To date, the legal response to the climate crisis has been insufficient. The gravity and extent of the climate crisis is something that the law has not encountered before, and the existing statutory regime and its implementation are proving to be inadequate. The traditional legal approach is a micro-approach; but, liability litigation in this context has been largely unsuccessful and relatively limited in scope. Because of the urgency of the climate crisis, however, there may not be enough time for individual litigation and uncoordinated, ad-hoc policy responses to mitigate dangerous climate change. Atmospheric Trust Litigation was conceived as a response to this gap in the current legal regime.
Atmospheric Trust Litigation is a macro-approach that considers the atmosphere to be held in trust for the public. The purpose of this litigation is not to ask courts to devise a solution to climate change, but to compel the other branches of the government to protect human health and the environment by devising a comprehensive strategy. Atmospheric Trust Litigation applies the public trust doctrine, which is a legal doctrine that limits governmental authority entity to transfer or develop natural resources that they hold in trust for the public, including future generations, except for uses that are consistent with the public trust. Public trust uses and purposes include navigation, commerce, fishing, recreation, environmental benefits, and aesthetics. Implicitly, the people would not give power to their government to eradicate resources, including a stable climate and atmospheric system, essential for their survival. For example, a Pennsylvania Supreme Court decision relied on the public trust doctrine to hold a law promoting fracking to violate a state constitutional right to a healthful environment (Robinson Township v. Commonwealth, 83 A.3d 901 (2013)).
The Atmospheric Trust Litigation approach builds upon the constitutional expression of public trust. In 2011, the organization Our Children’s Trust filed cases against the U.S. government in all 50 states and internationally as well. The basis of these claims are: (a) that the government is a trustee; (b) resources held in the public trust include air and atmosphere; (c) these resources must be maintained beneficially; and (d) the government has a duty to avoid causing a substantial impairment of the environmental system. The remedy the plaintiffs seek is for the courts to require the government to draw up a climate recovery plan that is enforceable by the court and that meets scientific standards.
While other cases filed by Our Children’s Trust have had varied levels success, the federal case Juliana v. United States stands apart. The plaintiffs alleged that the defendants have acted with deliberate indifference to the peril they knowingly allowed through policies that are favorable to the fossil fuel industry. Professor Wood described the complaint as a macro-approach against the entire fossil fuel industry and the United States’ federal fossil fuel policy. In the November 2016 decision by Judge Ann Aiken, the U.S. District Court for the District of Oregon denied a motion to dismiss the lawsuit.

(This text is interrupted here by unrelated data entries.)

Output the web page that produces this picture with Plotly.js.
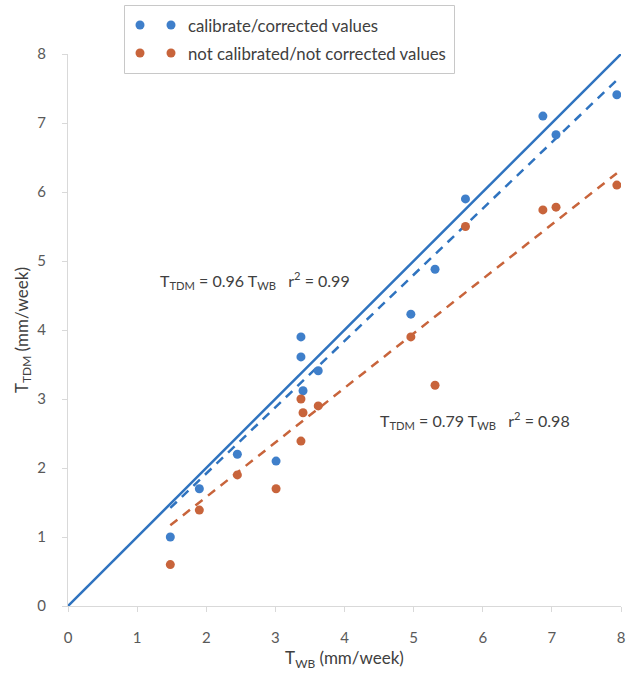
<!DOCTYPE html>
<html>
<head>
<meta charset="utf-8">
<script src="https://cdn.plot.ly/plotly-3.0.1.min.js"></script>
<style>html,body{margin:0;padding:0;background:#fff;}</style>
</head>
<body>
<div id="chart" style="width:630px;height:674px;"></div>
<script>
// Data
const twb = [1.48, 1.90, 2.45, 3.01, 3.37, 3.37, 3.40, 3.62, 4.96, 5.31, 5.75, 6.87, 7.06, 7.94];
const calibrated = [1.00, 1.70, 2.20, 2.10, 3.90, 3.61, 3.12, 3.41, 4.23, 4.88, 5.90, 7.10, 6.83, 7.41];
const twbRaw = [1.48, 1.90, 2.45, 3.01, 3.37, 3.40, 3.37, 3.62, 4.96, 5.31, 5.75, 6.87, 7.06, 7.94];
const notCalibrated = [0.60, 1.39, 1.90, 1.70, 3.00, 2.80, 2.39, 2.90, 3.90, 3.20, 5.50, 5.74, 5.78, 6.10];
const slopeCal = 0.96, r2Cal = 0.99;
const slopeRaw = 0.79, r2Raw = 0.98;
const oneToOne = [0, 8];
const xTicks = [0, 1, 2, 3, 4, 5, 6, 7, 8];
const yTicks = [0, 1, 2, 3, 4, 5, 6, 7, 8];
const seriesNames = ['calibrate/corrected values', 'not calibrated/not corrected values'];

const blue = '#3f7fca';
const blueLine = '#2f73bf';
const orange = '#c8643b';
const FONT = 'Lato, "Open Sans", sans-serif';

const xmin = Math.min(...twb), xmax = Math.max(...twb);
const trendX = [xmin, xmax];

const traces = [
  {x: oneToOne, y: oneToOne, mode: 'lines', line: {color: blueLine, width: 2.5}, hoverinfo: 'skip', showlegend: false},
  {x: trendX, y: trendX.map(v => v * slopeCal), mode: 'lines', line: {color: blueLine, width: 2.5, dash: '9px,7px'}, showlegend: false},
  {x: trendX, y: trendX.map(v => v * slopeRaw), mode: 'lines', line: {color: orange, width: 2.5, dash: '9px,7px'}, showlegend: false},
  {x: twb, y: calibrated, mode: 'markers', name: seriesNames[0], marker: {color: blue, size: 9}, showlegend: false},
  {x: twbRaw, y: notCalibrated, mode: 'markers', name: seriesNames[1], marker: {color: orange, size: 9}, showlegend: false}
];

// pixel helpers for paper coords (plot area 68..621 x, 54..606 y)
const L = 68, R = 9, T = 54, B = 68, W = 630, H = 674;
const pw = W - L - R, ph = H - T - B;
const px = v => (v - L) / pw;
const py = v => (H - B - v) / ph;

function dot(cx, cy, color) {
  return {type: 'circle', xref: 'paper', yref: 'paper', xsizemode: 'pixel', ysizemode: 'pixel',
    xanchor: px(cx), yanchor: py(cy), x0: -4.5, x1: 4.5, y0: -4.5, y1: 4.5,
    fillcolor: color, line: {width: 0}};
}

const shapes = [
  {type: 'rect', xref: 'paper', yref: 'paper', x0: px(124.5), x1: px(454.5), y0: py(5.5), y1: py(73.5),
    line: {color: '#c8c8c8', width: 1}, fillcolor: 'rgba(0,0,0,0)'},
  dot(140, 25, blue), dot(171, 25, blue),
  dot(140, 53, orange), dot(171, 53, orange)
];

const sp = '\u00A0';
const annotations = [
  {xref: 'paper', yref: 'paper', x: px(186), y: py(25), xanchor: 'left', yanchor: 'middle', showarrow: false,
    text: seriesNames[0], font: {family: FONT, size: 16.8, color: '#404040'}},
  {xref: 'paper', yref: 'paper', x: px(186), y: py(53), xanchor: 'left', yanchor: 'middle', showarrow: false,
    text: seriesNames[1], font: {family: FONT, size: 16.8, color: '#404040'}},
  {xref: 'paper', yref: 'paper', x: px(158), y: py(280), xanchor: 'left', yanchor: 'middle', showarrow: false,
    text: 'T<sub>TDM</sub> = ' + slopeCal.toFixed(2) + ' T<sub>WB</sub>' + sp + sp + sp + 'r<sup>2</sup> = ' + r2Cal.toFixed(2),
    font: {family: FONT, size: 16, color: '#404040'}},
  {xref: 'paper', yref: 'paper', x: px(378), y: py(420), xanchor: 'left', yanchor: 'middle', showarrow: false,
    text: 'T<sub>TDM</sub> = ' + slopeRaw.toFixed(2) + ' T<sub>WB</sub>' + sp + sp + sp + 'r<sup>2</sup> = ' + r2Raw.toFixed(2),
    font: {family: FONT, size: 16, color: '#404040'}}
];

const axisCommon = {
  range: [0, 8], showgrid: false, zeroline: false, showline: true, linecolor: '#d9d9d9', linewidth: 1,
  ticks: 'outside', ticklen: 5, tickcolor: '#d9d9d9', tickfont: {family: FONT, size: 15, color: '#595959'},
  fixedrange: true
};

const layout = {
  width: W, height: H,
  margin: {l: L, r: R, t: T, b: B},
  paper_bgcolor: '#fff', plot_bgcolor: '#fff',
  showlegend: false,
  xaxis: Object.assign({}, axisCommon, {tickvals: xTicks, ticktext: xTicks.map(String), ticklabelstandoff: 13,
    title: {text: 'T<sub>WB</sub> (mm/week)', font: {family: FONT, size: 17, color: '#404040'}, standoff: 7}}),
  yaxis: Object.assign({}, axisCommon, {tickvals: yTicks, ticktext: yTicks.map(String), ticklabelstandoff: 13,
    title: {text: 'T<sub>TDM</sub> (mm/week)', font: {family: FONT, size: 17, color: '#404040'}, standoff: 4}}),
  shapes: shapes,
  annotations: annotations
};

Plotly.newPlot('chart', traces, layout, {displayModeBar: false, staticPlot: true});
</script>
</body>
</html>
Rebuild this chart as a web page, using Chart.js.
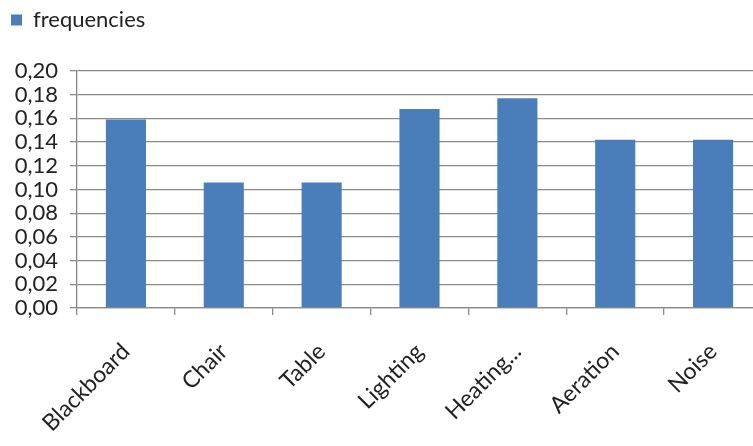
<!DOCTYPE html>
<html>
<head>
<meta charset="utf-8">
<script src="https://cdn.jsdelivr.net/npm/chart.js@4/dist/chart.umd.min.js"></script>
<style>
  html, body { margin: 0; padding: 0; background: #ffffff; overflow: hidden; }
  #wrap { width: 766px; height: 446px; }
</style>
</head>
<body>
<div id="wrap"><canvas id="chart" width="766" height="446"></canvas></div>
<script>
// Room factors and their relative frequencies
const categories = ['Blackboard', 'Chair', 'Table', 'Lighting', 'Heating...', 'Aeration', 'Noise'];
const frequencies = [0.159, 0.106, 0.106, 0.168, 0.177, 0.142, 0.142];
const seriesName = 'frequencies';
const yTicks = [0, 0.02, 0.04, 0.06, 0.08, 0.10, 0.12, 0.14, 0.16, 0.18, 0.20];

const FONT = 'Lato, "Open Sans", sans-serif';
const BAR = '#4a7ebb';
const GRID = '#8a8a8a';

// Extra space under the legend so the plot starts lower
const legendSpacer = {
  id: 'legendSpacer',
  beforeInit(chart) {
    const fit = chart.legend.fit;
    chart.legend.fit = function () {
      fit.call(this);
      this.height += 30;
    };
  }
};

new Chart(document.getElementById('chart'), {
  type: 'bar',
  data: {
    labels: categories,
    datasets: [{
      label: seriesName,
      data: frequencies,
      backgroundColor: BAR,
      borderWidth: 0,
      barPercentage: 0.41,
      categoryPercentage: 1.0
    }]
  },
  options: {
    responsive: false,
    animation: false,
    devicePixelRatio: 1,
    layout: { padding: { left: 2, right: 4, top: 0, bottom: 0 } },
    plugins: {
      legend: {
        display: true,
        position: 'top',
        align: 'start',
        labels: {
          boxWidth: 11,
          boxHeight: 11,
          padding: 9,
          color: '#222222',
          font: { family: FONT, size: 22 }
        }
      },
      tooltip: { enabled: false }
    },
    scales: {
      x: {
        grid: {
          display: true,
          drawOnChartArea: false,
          drawTicks: true,
          tickLength: 7,
          color: GRID,
          lineWidth: 1.3,
          offset: true
        },
        border: { display: true, color: GRID, width: 1.3 },
        ticks: {
          color: '#222222',
          font: { family: FONT, size: 23 },
          minRotation: 45,
          maxRotation: 45,
          padding: 23,
          autoSkip: false
        },
        afterFit(scale) { scale.height = 138; }
      },
      y: {
        min: 0,
        max: 0.2,
        afterBuildTicks(scale) { scale.ticks = yTicks.map(v => ({ value: v })); },
        grid: {
          color: GRID,
          lineWidth: 1.3,
          drawTicks: true,
          tickLength: 7
        },
        border: { display: true, color: GRID, width: 1.3 },
        ticks: {
          color: '#222222',
          font: { family: FONT, size: 22 },
          padding: 12,
          autoSkip: false,
          callback: v => Number(v).toFixed(2).replace('.', ',')
        },
        afterFit(scale) { scale.width = 75; }
      }
    }
  },
  plugins: [legendSpacer]
});
</script>
</body>
</html>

Based on how Juliana proceeds, Atmospheric Trust Litigation has the potential to establish a constitutional duty of the government to take action to reduce GHG emissions from fossil fuels. In a world where climate science is doubted and the very existence of climate change bitterly disputed, Our Children’s Trust and others working to advance Atmospheric Trust Litigation and climate mitigation are determined to do whatever it takes to provide a cleaner and greener future for the next generation.